We asked three Southern writers how they capture the region in their novels.
Published: June 24, 2014


iStock_000017675141MediumWilliam Faulkner’s Light in August is a classic example of the Southern gothic novel, exploring the complex issues of race, sex and religion amid the storied Mississippi backdrop. Some argue the book, which was published in 1932 and re-issued two years ago, is Faulkner’s greatest work. We asked three Southern writers how they capture the region in their novels.

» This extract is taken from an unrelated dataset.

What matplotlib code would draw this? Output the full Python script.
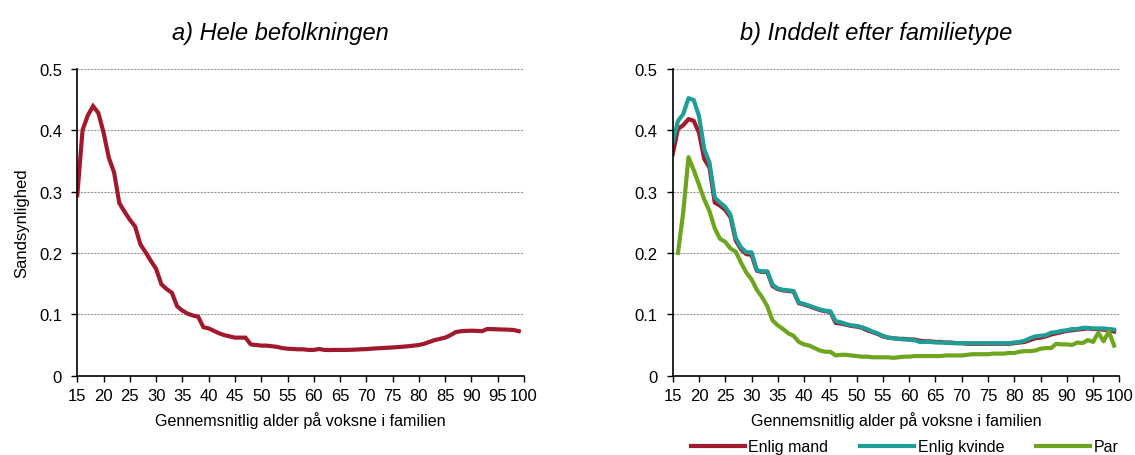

“Landscape and human destiny are often inseparable in my work. So I want my readers constantly aware of the world my characters inhabit. My goal is for the reader to see, hear, smell and feel the setting, and by doing so, understand my characters and their motivations better.”
– Ron Rash, Serena

“I am Southern; I write what I know. I also write from a place of deep ambivalence; my relationship with my beloved, blood-soaked, beautiful, enraging homeland is passionate and ongoing. I think we have to write into what we darkly love and dearly hate. All my best book ideas are lurking down in the depths of my black and salty mental illness, and much of that swampland was formed and influenced by growing up in this specific place and time. It’s worth noting that I never wrote anything distinctly Southern until after I moved to Chicago for seven years. I needed the distance in both time and space to see the South clearly. When I was part of it, I did not realize how weird we are, and I could not view it clearly enough to depict it with my mingled love and horror. So write what you know? Yes. But not what is raw.”
– Joshilyn Jackson, Someone Else’s Love Story

“I feel I capture the South in the place I describe – what’s growing and what the weather is like – and of course in the language I use. Writing with the South as my backdrop is what comes most naturally. In one of my early books, my editor circled where a character said ‘I might could go’ and then said she didn’t think this character would use poor grammar. I said that she ‘might would,’ since I had no idea there was anything wrong with that construction. I have to work hard not to have my natural habitat show through.”